DATA ROWS

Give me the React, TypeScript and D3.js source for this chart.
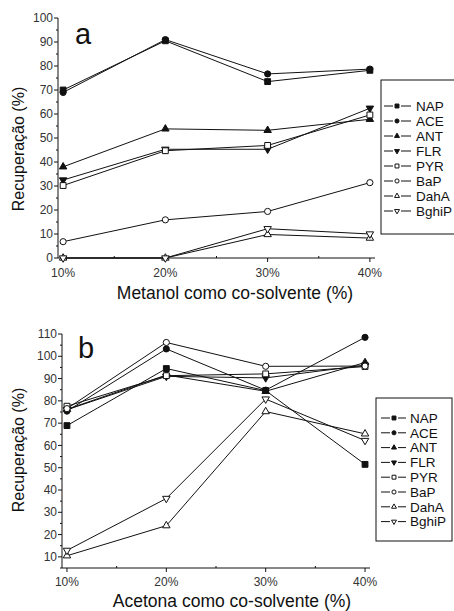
import * as d3 from 'd3';

// x categories (co-solvent %)
const xCats = [10, 20, 30, 40];
const seriesNames = ['NAP', 'ACE', 'ANT', 'FLR', 'PYR', 'BaP', 'DahA', 'BghiP'];

// panel a - metanol
const metanolNAP = [70, 90.5, 73.5, 78.2];
const metanolACE = [69, 91, 76.7, 78.7];
const metanolANT = [38, 53.8, 53.2, 57.8];
const metanolFLR = [32.5, 45.3, 45.3, 62.4];
const metanolPYR = [30.2, 44.7, 46.9, 59.6];
const metanolBaP = [6.8, 15.9, 19.4, 31.4];
const metanolDahA = [0, 0, 9.8, 8.3];
const metanolBghiP = [0, 0, 12.2, 10];

// panel b - acetona
const acetonaNAP = [68.9, 94.5, 84.6, 51.5];
const acetonaACE = [75.4, 103.3, 84.8, 108.5];
const acetonaANT = [76.2, 91.6, 84.3, 97.2];
const acetonaFLR = [76, 91, 90.3, 96];
const acetonaPYR = [77.6, 91.3, 92.1, 95.4];
const acetonaBaP = [76.5, 106.2, 95.5, 95.6];
const acetonaDahA = [10.5, 24, 75.2, 65.2];
const acetonaBghiP = [12.9, 36.2, 80.8, 62.2];

const yTicksA = d3.range(0, 101, 10);
const yTicksB = d3.range(10, 111, 10);

const metanolSeries = [metanolNAP, metanolACE, metanolANT, metanolFLR, metanolPYR, metanolBaP, metanolDahA, metanolBghiP];
const acetonaSeries = [acetonaNAP, acetonaACE, acetonaANT, acetonaFLR, acetonaPYR, acetonaBaP, acetonaDahA, acetonaBghiP];

const FONT = '"Liberation Sans", Arial, Helvetica, sans-serif';

// marker style for each series (same order as seriesNames)
const shapes = ['square', 'circle', 'up', 'down', 'square', 'circle', 'up', 'down'];
const filled = [true, true, true, true, false, false, false, false];

const markerPath = (shape: string, small: boolean) => {
    const k = small ? 0.45 : 1;
    if (shape === 'square') return d3.symbol().type(d3.symbolSquare).size(34 * k)()!;
    if (shape === 'circle') return d3.symbol().type(d3.symbolCircle).size(30 * k)()!;
    return d3.symbol().type(d3.symbolTriangle).size(24 * k)()!;
};

const Marker = ({ x, y, i, small = false }: { x: number; y: number; i: number; small?: boolean }) => {
    const rot = shapes[i] === 'down' ? ' rotate(180)' : '';
    return (
        <path
            d={markerPath(shapes[i], small)}
            transform={`translate(${x},${y})${rot}`}
            fill={filled[i] ? '#111' : '#fff'}
            stroke="#111"
            strokeWidth={1}
        />
    );
};

type PanelProps = {
    series: number[][];
    xRange: [number, number];
    yDomain: [number, number];
    yRange: [number, number];
    yTicks: number[];
    letter: string;
    letterX: number;
    letterY: number;
    xTitle: string;
    xTitleX: number;
    xTitleY: number;
    yTitleY: number;
    xLabelY: number;
    legend: { x: number; right: number; top: number; bottom: number; first: number; step: number; l1: number; l2: number; m: number; t: number };
};

const Panel = (p: PanelProps) => {
    const x = d3.scaleLinear().domain([9.5, 40.5]).range(p.xRange);
    const y = d3.scaleLinear().domain(p.yDomain).range(p.yRange);
    const line = d3.line<number>()
        .x((_, i) => x(xCats[i]))
        .y(d => y(d));

    const minorY = d3.range(p.yDomain[0], p.yDomain[1], 5).filter(v => v % 10 !== 0);
    const minorX = [15, 25, 35];
    const y0 = p.yRange[0];
    const x0 = p.xRange[0];
    const lg = p.legend;

    return (
        <g>
            {/* axes */}
            <line x1={x0} x2={x0} y1={p.yRange[0]} y2={p.yRange[1]} stroke="#111" strokeWidth={1} />
            <line x1={x0} x2={p.xRange[1]} y1={y0} y2={y0} stroke="#111" strokeWidth={1} />
            {p.yTicks.map(t => (
                <g key={'yt' + t}>
                    <line x1={x0 - 4} x2={x0} y1={y(t)} y2={y(t)} stroke="#111" />
                    <text x={x0 - 5} y={y(t)} dy="0.35em" textAnchor="end" fontSize={12} fill="#333" fontFamily={FONT}>{t}</text>
                </g>
            ))}
            {minorY.map(t => (
                <line key={'ym' + t} x1={x0 - 2} x2={x0} y1={y(t)} y2={y(t)} stroke="#111" />
            ))}
            {xCats.map(c => (
                <g key={'xt' + c}>
                    <line x1={x(c)} x2={x(c)} y1={y0} y2={y0 + 4} stroke="#111" />
                    <text x={x(c)} y={p.xLabelY} textAnchor="middle" fontSize={12} fill="#333" fontFamily={FONT}>{c}%</text>
                </g>
            ))}
            {minorX.map(c => (
                <line key={'xm' + c} x1={x(c)} x2={x(c)} y1={y0} y2={y0 - 2} stroke="#111" />
            ))}

            {/* titles */}
            <text x={p.letterX} y={p.letterY} fontSize={29} fill="#111" fontFamily={FONT}>{p.letter}</text>
            <text x={p.xTitleX} y={p.xTitleY} textAnchor="middle" fontSize={17.5} fill="#111" fontFamily={FONT}>{p.xTitle}</text>
            <text transform={`translate(18,${p.yTitleY}) rotate(-90)`} textAnchor="middle" dy="0.35em" fontSize={16} fill="#111" fontFamily={FONT}>Recuperação (%)</text>

            {/* series */}
            {p.series.map((vals, i) => (
                <path key={'l' + i} d={line(vals)!} fill="none" stroke="#111" strokeWidth={1} />
            ))}
            {p.series.map((vals, i) => vals.map((v, j) => (
                <Marker key={`m${i}-${j}`} x={x(xCats[j])} y={y(v)} i={i} />
            )))}

            {/* legend */}
            <rect x={lg.x} y={lg.top} width={lg.right - lg.x} height={lg.bottom - lg.top} fill="#fff" stroke="#111" strokeWidth={1} />
            {seriesNames.map((name, i) => {
                const ly = lg.first + i * lg.step;
                return (
                    <g key={'lg' + name}>
                        <line x1={lg.l1} x2={lg.m - 4} y1={ly} y2={ly} stroke="#111" />
                        <line x1={lg.m + 4} x2={lg.l2} y1={ly} y2={ly} stroke="#111" />
                        <Marker x={lg.m} y={ly} i={i} small />
                        <text x={lg.t} y={ly} dy="0.36em" fontSize={13.5} fill="#111" fontFamily={FONT}>{name}</text>
                    </g>
                );
            })}
        </g>
    );
};

export default function App() {
    return (
        <svg width={454} height={611} style={{ position: 'absolute', left: 0, top: 0, background: '#fff' }}>
            <Panel
                series={metanolSeries}
                xRange={[58, 375]}
                yDomain={[0, 100]}
                yRange={[258, 18]}
                yTicks={yTicksA}
                letter="a"
                letterX={75}
                letterY={44}
                xTitle="Metanol como co-solvente (%)"
                xTitleX={235}
                xTitleY={299}
                yTitleY={149}
                xLabelY={277}
                legend={{ x: 381, right: 462, top: 80, bottom: 234, first: 106, step: 15, l1: 384, l2: 411, m: 397, t: 416 }}
            />
            <Panel
                series={acetonaSeries}
                xRange={[62, 370]}
                yDomain={[5, 110]}
                yRange={[568, 334]}
                yTicks={yTicksB}
                letter="b"
                letterX={78}
                letterY={358}
                xTitle="Acetona como co-solvente (%)"
                xTitleX={232}
                xTitleY={607}
                yTitleY={450}
                xLabelY={586}
                legend={{ x: 376, right: 452, top: 398, bottom: 541, first: 418, step: 14.8, l1: 381, l2: 406, m: 394, t: 410 }}
            />
        </svg>
    );
}
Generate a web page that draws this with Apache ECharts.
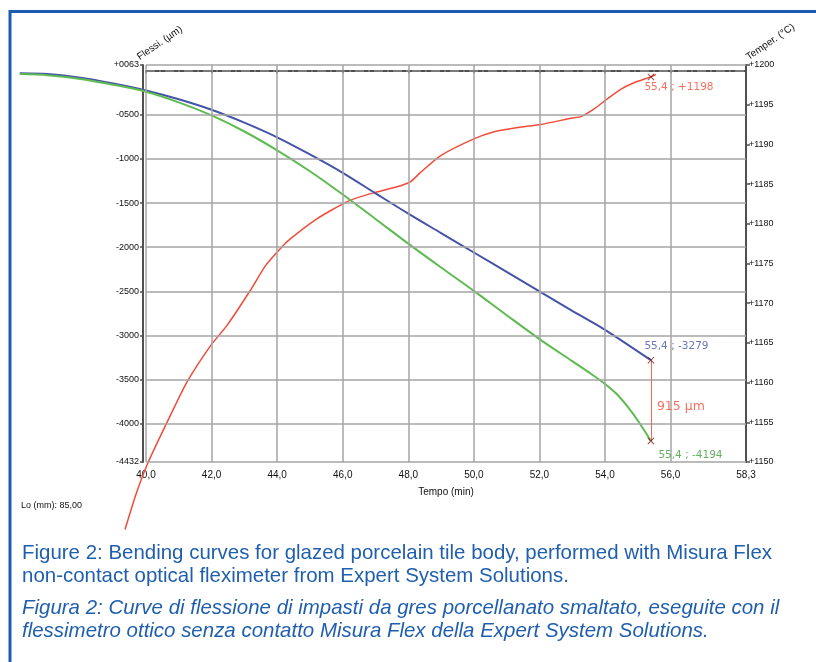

SET TASK
Pictures are not part of the copy; output everything else in the records exactly.

TASK SOLUTION
Give me the React, TypeScript and D3.js source for this chart.
import * as d3 from 'd3';

// x categories (co-solvent %)
const xCats = [10, 20, 30, 40];
const seriesNames = ['NAP', 'ACE', 'ANT', 'FLR', 'PYR', 'BaP', 'DahA', 'BghiP'];

// panel a - metanol
const metanolNAP = [70, 90.5, 73.5, 78.2];
const metanolACE = [69, 91, 76.7, 78.7];
const metanolANT = [38, 53.8, 53.2, 57.8];
const metanolFLR = [32.5, 45.3, 45.3, 62.4];
const metanolPYR = [30.2, 44.7, 46.9, 59.6];
const metanolBaP = [6.8, 15.9, 19.4, 31.4];
const metanolDahA = [0, 0, 9.8, 8.3];
const metanolBghiP = [0, 0, 12.2, 10];

// panel b - acetona
const acetonaNAP = [68.9, 94.5, 84.6, 51.5];
const acetonaACE = [75.4, 103.3, 84.8, 108.5];
const acetonaANT = [76.2, 91.6, 84.3, 97.2];
const acetonaFLR = [76, 91, 90.3, 96];
const acetonaPYR = [77.6, 91.3, 92.1, 95.4];
const acetonaBaP = [76.5, 106.2, 95.5, 95.6];
const acetonaDahA = [10.5, 24, 75.2, 65.2];
const acetonaBghiP = [12.9, 36.2, 80.8, 62.2];

const yTicksA = d3.range(0, 101, 10);
const yTicksB = d3.range(10, 111, 10);

const metanolSeries = [metanolNAP, metanolACE, metanolANT, metanolFLR, metanolPYR, metanolBaP, metanolDahA, metanolBghiP];
const acetonaSeries = [acetonaNAP, acetonaACE, acetonaANT, acetonaFLR, acetonaPYR, acetonaBaP, acetonaDahA, acetonaBghiP];

const FONT = '"Liberation Sans", Arial, Helvetica, sans-serif';

// marker style for each series (same order as seriesNames)
const shapes = ['square', 'circle', 'up', 'down', 'square', 'circle', 'up', 'down'];
const filled = [true, true, true, true, false, false, false, false];

const markerPath = (shape: string, small: boolean) => {
    const k = small ? 0.45 : 1;
    if (shape === 'square') return d3.symbol().type(d3.symbolSquare).size(34 * k)()!;
    if (shape === 'circle') return d3.symbol().type(d3.symbolCircle).size(30 * k)()!;
    return d3.symbol().type(d3.symbolTriangle).size(24 * k)()!;
};

const Marker = ({ x, y, i, small = false }: { x: number; y: number; i: number; small?: boolean }) => {
    const rot = shapes[i] === 'down' ? ' rotate(180)' : '';
    return (
        <path
            d={markerPath(shapes[i], small)}
            transform={`translate(${x},${y})${rot}`}
            fill={filled[i] ? '#111' : '#fff'}
            stroke="#111"
            strokeWidth={1}
        />
    );
};

type PanelProps = {
    series: number[][];
    xRange: [number, number];
    yDomain: [number, number];
    yRange: [number, number];
    yTicks: number[];
    letter: string;
    letterX: number;
    letterY: number;
    xTitle: string;
    xTitleX: number;
    xTitleY: number;
    yTitleY: number;
    xLabelY: number;
    legend: { x: number; right: number; top: number; bottom: number; first: number; step: number; l1: number; l2: number; m: number; t: number };
};

const Panel = (p: PanelProps) => {
    const x = d3.scaleLinear().domain([9.5, 40.5]).range(p.xRange);
    const y = d3.scaleLinear().domain(p.yDomain).range(p.yRange);
    const line = d3.line<number>()
        .x((_, i) => x(xCats[i]))
        .y(d => y(d));

    const minorY = d3.range(p.yDomain[0], p.yDomain[1], 5).filter(v => v % 10 !== 0);
    const minorX = [15, 25, 35];
    const y0 = p.yRange[0];
    const x0 = p.xRange[0];
    const lg = p.legend;

    return (
        <g>
            {/* axes */}
            <line x1={x0} x2={x0} y1={p.yRange[0]} y2={p.yRange[1]} stroke="#111" strokeWidth={1} />
            <line x1={x0} x2={p.xRange[1]} y1={y0} y2={y0} stroke="#111" strokeWidth={1} />
            {p.yTicks.map(t => (
                <g key={'yt' + t}>
                    <line x1={x0 - 4} x2={x0} y1={y(t)} y2={y(t)} stroke="#111" />
                    <text x={x0 - 5} y={y(t)} dy="0.35em" textAnchor="end" fontSize={12} fill="#333" fontFamily={FONT}>{t}</text>
                </g>
            ))}
            {minorY.map(t => (
                <line key={'ym' + t} x1={x0 - 2} x2={x0} y1={y(t)} y2={y(t)} stroke="#111" />
            ))}
            {xCats.map(c => (
                <g key={'xt' + c}>
                    <line x1={x(c)} x2={x(c)} y1={y0} y2={y0 + 4} stroke="#111" />
                    <text x={x(c)} y={p.xLabelY} textAnchor="middle" fontSize={12} fill="#333" fontFamily={FONT}>{c}%</text>
                </g>
            ))}
            {minorX.map(c => (
                <line key={'xm' + c} x1={x(c)} x2={x(c)} y1={y0} y2={y0 - 2} stroke="#111" />
            ))}

            {/* titles */}
            <text x={p.letterX} y={p.letterY} fontSize={29} fill="#111" fontFamily={FONT}>{p.letter}</text>
            <text x={p.xTitleX} y={p.xTitleY} textAnchor="middle" fontSize={17.5} fill="#111" fontFamily={FONT}>{p.xTitle}</text>
            <text transform={`translate(18,${p.yTitleY}) rotate(-90)`} textAnchor="middle" dy="0.35em" fontSize={16} fill="#111" fontFamily={FONT}>Recuperação (%)</text>

            {/* series */}
            {p.series.map((vals, i) => (
                <path key={'l' + i} d={line(vals)!} fill="none" stroke="#111" strokeWidth={1} />
            ))}
            {p.series.map((vals, i) => vals.map((v, j) => (
                <Marker key={`m${i}-${j}`} x={x(xCats[j])} y={y(v)} i={i} />
            )))}

            {/* legend */}
            <rect x={lg.x} y={lg.top} width={lg.right - lg.x} height={lg.bottom - lg.top} fill="#fff" stroke="#111" strokeWidth={1} />
            {seriesNames.map((name, i) => {
                const ly = lg.first + i * lg.step;
                return (
                    <g key={'lg' + name}>
                        <line x1={lg.l1} x2={lg.m - 4} y1={ly} y2={ly} stroke="#111" />
                        <line x1={lg.m + 4} x2={lg.l2} y1={ly} y2={ly} stroke="#111" />
                        <Marker x={lg.m} y={ly} i={i} small />
                        <text x={lg.t} y={ly} dy="0.36em" fontSize={13.5} fill="#111" fontFamily={FONT}>{name}</text>
                    </g>
                );
            })}
        </g>
    );
};

export default function App() {
    return (
        <svg width={454} height={611} style={{ position: 'absolute', left: 0, top: 0, background: '#fff' }}>
            <Panel
                series={metanolSeries}
                xRange={[58, 375]}
                yDomain={[0, 100]}
                yRange={[258, 18]}
                yTicks={yTicksA}
                letter="a"
                letterX={75}
                letterY={44}
                xTitle="Metanol como co-solvente (%)"
                xTitleX={235}
                xTitleY={299}
                yTitleY={149}
                xLabelY={277}
                legend={{ x: 381, right: 462, top: 80, bottom: 234, first: 106, step: 15, l1: 384, l2: 411, m: 397, t: 416 }}
            />
            <Panel
                series={acetonaSeries}
                xRange={[62, 370]}
                yDomain={[5, 110]}
                yRange={[568, 334]}
                yTicks={yTicksB}
                letter="b"
                letterX={78}
                letterY={358}
                xTitle="Acetona como co-solvente (%)"
                xTitleX={232}
                xTitleY={607}
                yTitleY={450}
                xLabelY={586}
                legend={{ x: 376, right: 452, top: 398, bottom: 541, first: 418, step: 14.8, l1: 381, l2: 406, m: 394, t: 410 }}
            />
        </svg>
    );
}
Generate a web page that draws this with Apache ECharts.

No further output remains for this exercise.